Now I'm going to -- we have to close the hall for today. I know there's a couple of people who we didn't get around to, so I'm going to make sure that they get first chance to ask the management directly, couple of people we didn't get around to today. And before I pass the word back to Eldar to close proceedings, just like to thank everybody on behalf of Investor Relations for coming in today. I would also remind you of the next couple of events that we've got scheduled. We've got our European Gas Seminar, which will be in London in here on the 21st of February; and also our SRI Day will be at the back end of May. So thank you very much. And, Eldar?
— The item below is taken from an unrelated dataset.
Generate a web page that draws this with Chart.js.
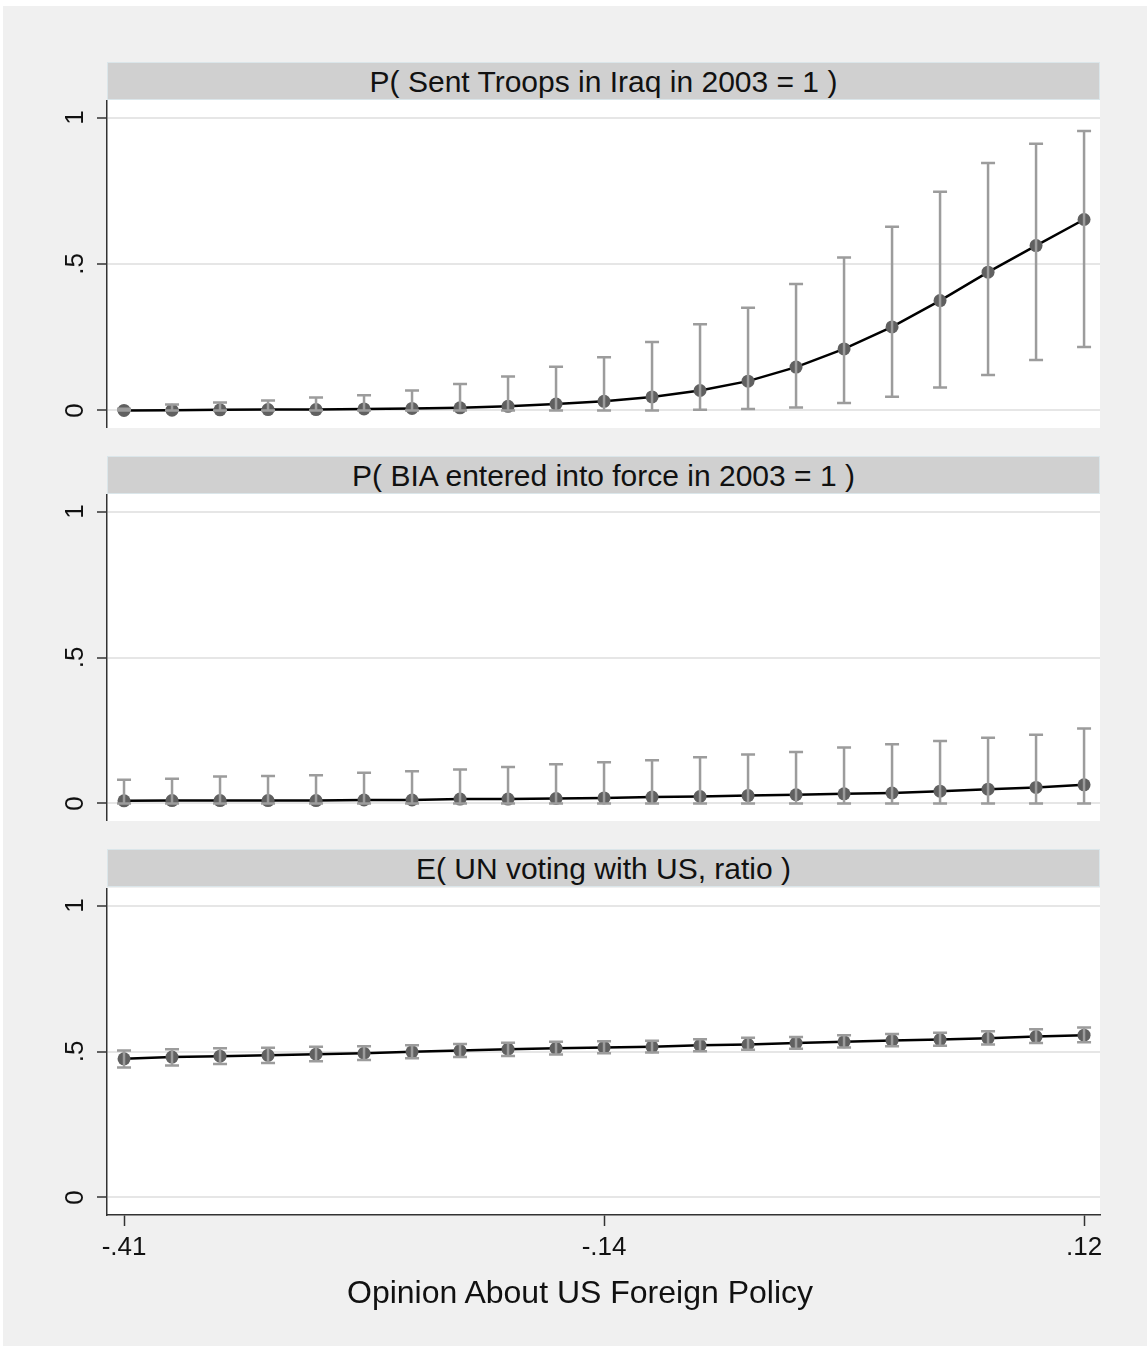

So thank you, Peter, so and thanks to all of you for coming and seeing us and taking the time to do that, spend these couple of hours with us. I hope sort of -- this has been useful for you. I brought the whole team here today, and everybody hasn't been able to talk. You have sort of rare a opportunity to ask questions on exploration and on the mid and downstream and so on. So but they are here. So really an opportunity for you to get onto sort of whatever you'd like to hear from my whole team. So this is -- and the reason why this is -- the whole team is here because this is an important event for us. It's really an event that we use extensively, also internally. I use this event as a motivation for the rest of organization. Why do I do global town hall for -- with hundred different locations actually tapping into that town hall? And the idea is really to make sure that everybody is on board on the promises of what we've said here today. So in the end, this is a slide that has been hanging on now for some time. I wanted you to see this, bring it with you. It's pretty -- I think it's pretty compelling actually. And I won't go through it now. But don't forget what is in this slide. So take -- bring it with you. And I'm sure you will reflect on this, and write your report or whatever you do. We will also continue with our business and go back home and do our business day to day. And we are deeply committed to what we have said here today, bring the whole team on board and some of us will also do some traveling and some [indiscernible] to see investors over the next few days. So we really look forward to that. So thank you very much to all of you for coming, spending the time with us. And enjoy the rest of the day, and have a very safe travel back home, wherever you go. Thank you very much.